Sky High

Colorado: Friendly and accessible Winter Park offers a breath of fresh, if thin, air for a family looking for fun on and around the slopes

January 09, 2000|By Lester A. Picker | Lester A. Picker,SPECIAL TO THE SUN

Think of Colorado skiing, and names such as Vail, Aspen and Winter Park race to mind faster than a daredevil run down a double-black diamond. An average of 30 feet (that's right, feet) of powdery snow each season sounds mighty good to us mid-Atlantic skiers, so long as we don't have to shovel the stuff.

But my annual winter trip West this time was a mixture of excitement and anticipation. I could easily imagine the exhilarating downhill runs on the slopes of the Rockies, with the tingly, dry mountain air whipping my face. On the other hand, I was a bit apprehensive about taking my 8-year-old grandson, Matthew, with me because the two of us had planned a week at Winter Park that involved more than just skiing -- much more.

Our wintry week together started at a dude ranch, despite my entreaties to Matthew that summer was a better time to ride horses -- or spring or fall, for that matter. Those of you who have grandchildren know that such entreaties in a grandparent-grandchild relationship tend to work only one way. He saw the ranch brochure tucked in the back of a promotional stack, fancied himself a cowboy and -- hey -- I get to give him back to his parents after I spoil him, anyway.

So, bags in hand, we arrived at C-Lazy-U Ranch in Granby, Colo., on a cold, crisp, snowy day. The 2,000-acre spread, a Mobil five-star and AAA five-diamond facility, lies in Willow Creek Valley, overlooking the Continental Divide. But, at 8,150 feet above sea level, I was already beginning to feel the headachy effects of altitude sickness and was chugging water like it was going out of style. Matthew, on the other hand, was so excited when he saw the herd of more than 100 horses, he couldn't stay still, let alone be coaxed into drinking something as mundane as water.

No sooner had we arrived in our spacious room with a cozy fireplace than a knock on our door announced that the daily sledding activity would start in 15 minutes. This is a wild, raucous time for the entire family. One of the ranch pickup trucks lugs a group of guests up a half-mile-long driveway, while another takes a load of traditional steel-runner sleds, inner tubes and plastic sleds. This main access road to the ranch is closed for an hour, while guests zip down the winding path back to the main lodge, either solo or in pairs, while laughter, shrieks and whoops fill the air. While Matthew and I sledded, other guests enjoyed the 25 kilometers of groomed cross-country ski trails, a sleigh ride, dog sledding, skating or snowshoeing.
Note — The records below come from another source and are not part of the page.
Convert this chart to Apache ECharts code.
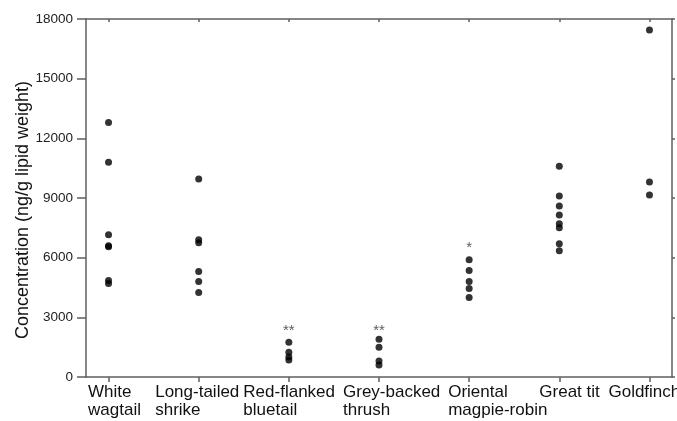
<!DOCTYPE html>
<html>
<head>
<meta charset="utf-8">
<script src="https://cdn.jsdelivr.net/npm/echarts@6/dist/echarts.min.js"></script>
<style>
  html, body { margin: 0; padding: 0; background: #fff; }
  #chart { width: 677px; height: 421px; }
</style>
</head>
<body>
<div id="chart"></div>
<script>
const categories = ['White\nwagtail', 'Long-tailed\nshrike', 'Red-flanked\nbluetail', 'Grey-backed\nthrush', 'Oriental\nmagpie-robin', 'Great tit', 'Goldfinch']
const whiteWagtail = [12800, 10800, 7150, 6600, 6550, 4850, 4700]
const longTailedShrike = [9950, 6900, 6750, 5300, 4800, 4250]
const redFlankedBluetail = [1750, 1250, 1000, 850]
const greyBackedThrush = [1900, 1500, 800, 600]
const orientalMagpieRobin = [5900, 5350, 4800, 4450, 4000]
const greatTit = [10600, 9100, 8600, 8150, 7700, 7500, 6700, 6350]
const goldfinch = [17450, 9800, 9150]
const sigLabels = ['', '', '**', '**', '*', '', '']
const sigHeights = [null, null, 2300, 2300, 6500, null, null]

const groups = [whiteWagtail, longTailedShrike, redFlankedBluetail, greyBackedThrush, orientalMagpieRobin, greatTit, goldfinch]
let points = []
groups.forEach((vals, i) => {
  vals.forEach(v => points.push([i, v]))
})
let sigPoints = []
sigHeights.forEach((h, i) => {
  if (h != null) sigPoints.push({ value: [i, h], label: { formatter: sigLabels[i] } })
})
const catIdx = categories.map((c, i) => i)

// label boxes are centred on the tick, text starts at the box's left edge
const labelBoxWidth = [41, 87, 91, 72, 42, 40, 82]
let labelRich = {}
labelBoxWidth.forEach((w, i) => {
  labelRich['l' + i] = { width: w, align: 'left', fontSize: 17, lineHeight: 18, color: '#111', fontFamily: 'Liberation Sans, Arial, sans-serif' }
})

const lineStyle = { color: '#5f5f5f', width: 1.5 }
const font = 'Liberation Sans, Arial, sans-serif'

const chart = echarts.init(document.getElementById('chart'))
chart.setOption({
  animation: false,
  grid: { left: 86, right: 5, top: 19, bottom: 44, containLabel: false, outerBoundsMode: 'none' },
  xAxis: [
    {
      type: 'value',
      min: -0.25,
      max: 6.25,
      position: 'bottom',
      splitLine: { show: false },
      axisLine: { onZero: false, lineStyle: lineStyle },
      axisTick: { customValues: catIdx, length: 5, lineStyle: lineStyle },
      axisLabel: {
        customValues: catIdx,
        formatter: v => {
          const i = Math.round(v)
          return categories[i].split('\n').map(s => '{l' + i + '|' + s + '}').join('\n')
        },
        rich: labelRich,
        align: 'center',
        margin: 6,
        verticalAlign: 'top',
        hideOverlap: false
      }
    },
    {
      type: 'value',
      min: -0.25,
      max: 6.25,
      position: 'top',
      splitLine: { show: false },
      axisLine: { onZero: false, lineStyle: lineStyle },
      axisTick: { customValues: catIdx, inside: true, length: 3, lineStyle: lineStyle },
      axisLabel: { show: false }
    }
  ],
  yAxis: [
    {
      type: 'value',
      min: 0,
      max: 18000,
      interval: 3000,
      name: 'Concentration (ng/g lipid weight)',
      nameLocation: 'middle',
      nameGap: 54,
      nameMoveOverlap: false,
      nameTextStyle: {
        color: '#111',
        fontFamily: font,
        fontSize: 18,
        padding: [0, 24, 0, 0]
      },
      splitLine: { show: false },
      axisLine: { show: true, onZero: false, lineStyle: lineStyle },
      axisTick: { length: 9, lineStyle: lineStyle },
      axisLabel: {
        formatter: v => String(v),
        color: '#222',
        fontFamily: font,
        fontSize: 13.5,
        margin: 13
      }
    },
    {
      type: 'value',
      min: 0,
      max: 18000,
      interval: 3000,
      position: 'right',
      splitLine: { show: false },
      axisLine: { show: true, onZero: false, lineStyle: lineStyle },
      axisTick: { length: 3, lineStyle: lineStyle },
      axisLabel: { show: false }
    }
  ],
  series: [
    {
      type: 'scatter',
      symbol: 'circle',
      symbolSize: 7,
      itemStyle: { color: '#000' },
      data: points
    },
    {
      type: 'scatter',
      symbolSize: 0,
      silent: true,
      label: {
        show: true,
        position: 'inside',
        color: '#333',
        fontFamily: font,
        fontSize: 15
      },
      data: sigPoints
    }
  ]
})
</script>
</body>
</html>
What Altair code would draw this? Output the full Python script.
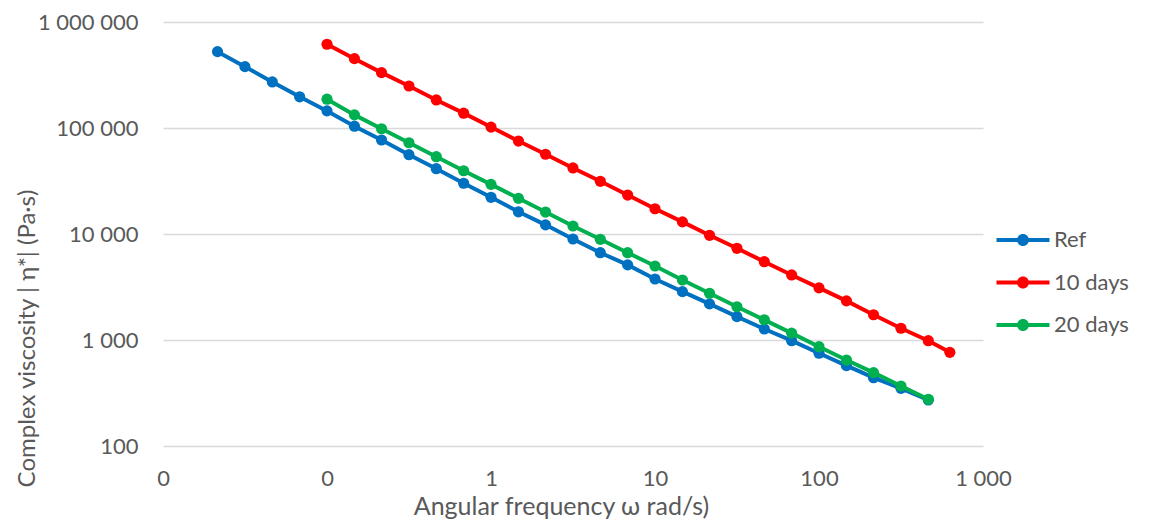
import altair as alt
import pandas as pd

freq = [0.0215, 0.0316, 0.0464, 0.0681, 0.1, 0.147, 0.215, 0.316, 0.464, 0.681,
        1, 1.47, 2.15, 3.16, 4.64, 6.81, 10, 14.7, 21.5, 31.6, 46.4, 68.1,
        100, 147, 215, 316, 464]

ref_freq = freq
ref_eta = [525000, 379000, 272000, 197000, 145000, 104000, 77000, 56000, 41300, 30100,
           22200, 16200, 12200, 8970, 6660, 5110, 3760, 2860, 2190, 1660, 1270, 985,
           750, 573, 441, 350, 272]

d10_freq = freq[4:] + [628]
d10_eta = [617000, 451000, 333000, 249000, 184000, 138000, 102000, 75300, 56500, 42000,
           31400, 23300, 17300, 13000, 9720, 7330, 5480, 4110, 3100, 2340, 1730, 1290,
           985, 765]

d20_freq = freq[4:]
d20_eta = [187000, 133000, 98400, 72600, 53600, 39500, 29400, 21700, 16100, 11900,
           8910, 6660, 4990, 3680, 2760, 2060, 1550, 1160, 865, 647, 492, 368, 276]

series = ["Ref", "10 days", "20 days"]
colors = ["#0070C0", "#FF0000", "#00B050"]

x_ticks = [0.01, 0.1, 1, 10, 100, 1000]
y_ticks = [100, 1000, 10000, 100000, 1000000]

rows = []
for name, fs, es in [("Ref", ref_freq, ref_eta), ("10 days", d10_freq, d10_eta), ("20 days", d20_freq, d20_eta)]:
    for f, e in zip(fs, es):
        rows.append({"series": name, "freq": f, "eta": e})
df = pd.DataFrame(rows)

FONT = "Lato"
GRAY = "#595959"

x_enc = alt.X(
    "freq:Q",
    scale=alt.Scale(type="log", domain=[0.01, 1000], nice=False),
    axis=alt.Axis(
        values=x_ticks,
        labelExpr="datum.value < 1 ? '0' : replace(format(datum.value, ','), ',', ' ')",
        title="Angular frequency ω rad/s)",
        grid=False, domain=False, ticks=False, tickSize=0,
        labelFlush=False, labelOverlap=False,
        labelPadding=22, labelFontSize=22, labelColor=GRAY, labelFont=FONT,
        titleFontSize=25, titleColor=GRAY, titleFont=FONT, titleFontWeight="normal",
        titleX=398, titleY=60, titleBaseline="middle",
    ),
)
y_enc = alt.Y(
    "eta:Q",
    scale=alt.Scale(type="log", domain=[100, 1000000], nice=False),
    axis=alt.Axis(
        values=y_ticks,
        labelExpr="replace(replace(format(datum.value, ','), ',', ' '), ',', ' ')",
        title="Complex viscosity | η*| (Pa·s)",
        grid=True, gridColor="#D9D9D9", gridWidth=1.5,
        domain=False, ticks=False, tickSize=0,
        labelFlush=False, labelOverlap=False,
        labelPadding=25, labelFontSize=22, labelColor=GRAY, labelFont=FONT,
        titleFontSize=24, titleColor=GRAY, titleFont=FONT, titleFontWeight="normal",
        titleX=-136, titleY=316, titleBaseline="middle", titleAngle=-90,
    ),
)

legend_path = ("M-2.65,-0.2L2.65,-0.2L2.65,0.2L-2.65,0.2Z "
               "M-0.6,0A0.6,0.6 0 1,1 0.6,0A0.6,0.6 0 1,1 -0.6,0Z")

color_enc = alt.Color(
    "series:N",
    scale=alt.Scale(domain=series, range=colors),
    legend=alt.Legend(
        title=None, orient="none", legendX=849, legendY=207,
        symbolType=legend_path, symbolSize=400, symbolStrokeWidth=0,
        labelFontSize=22, labelColor=GRAY, labelFont=FONT,
        labelOffset=20, rowPadding=20.5, padding=0,
    ),
    sort=series,
)

layers = []
for name, col in zip(series, colors):
    sub = alt.Chart(df).transform_filter(alt.datum.series == name)
    line = sub.mark_line(strokeWidth=4, color=col).encode(x=x_enc, y=y_enc, detail="series:N")
    pts = sub.mark_point(filled=True, size=125, opacity=1).encode(x=x_enc, y=y_enc, color=color_enc)
    layers.extend([line, pts])

chart = alt.layer(*layers).properties(
    width=820, height=424,
    padding={"left": 155, "top": 14, "right": 159, "bottom": 76},
    autosize=alt.AutoSizeParams(type="none"),
).configure(font=FONT).configure_view(stroke=None)

chart.save("out.html", embed_options={"renderer": "svg", "actions": False})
When the sledding was over, many adults relaxed in the lodge with cocktails and good conversation, while youth leaders took the children for a couple of hours of activities. I took the opportunity to exercise, play a couple games of racquetball and enjoy 15 minutes in the hot tub at the activity center. When I arrived next door to pick up Matthew, he was in the midst of a cannonball dive into the outdoor heated pool, snowflakes bombarding his face as he squealed with delight. A permanent fog hovered over the pool, where the hot vapors met the cold evening air, adding a surreal, mysterious atmosphere for the kids.

Home on the range

Meals at the ranch are not for the faint-hearted, or for people on a weight-loss diet. The owners figure that a full day of activities should more than balance out the extra calories.

Meals are served family-style, with 10 guests to a table, in a dining room that overlooks much of the ranch activities, including a large horse corral. While dress is casual, the menu is far from it. The chefs make sure your stay includes both adequate and delectable nutrition. The food is good, hot and plentiful.

Following the evening meal, Matthew and I joined those guests who weren't out for a candlelight ski for a live sing-along, complete with a down-home country band that somehow got even the kids involved. We were all comfortably nestled around the walk-in fireplace in the main lodge, while another two inches of snow quietly fell outside.

By 9, I was already nodding out, while Matthew was still going strong with his newfound friends. Finally, I corralled him and we moseyed back to our room. The entire ranch was lighted by clear holiday lights. Combined with the new snow, the effect was magical, at least for a minute. Then, without warning, I was hit in the back of the neck with a snowball, the bulls-eye no doubt the highlight of Matthew's day. After our brief snowball fight, our wet clothes made the fireplace even more inviting. (Every day the staff replenishes the supply of firewood that is neatly stacked outside each room.)

That night, Matthew complained of a headache and then vomited. With no distractions, I managed to get lots of water into him, and by morning he was fine. From then on, he needed just a periodic reminder to replenish fluids.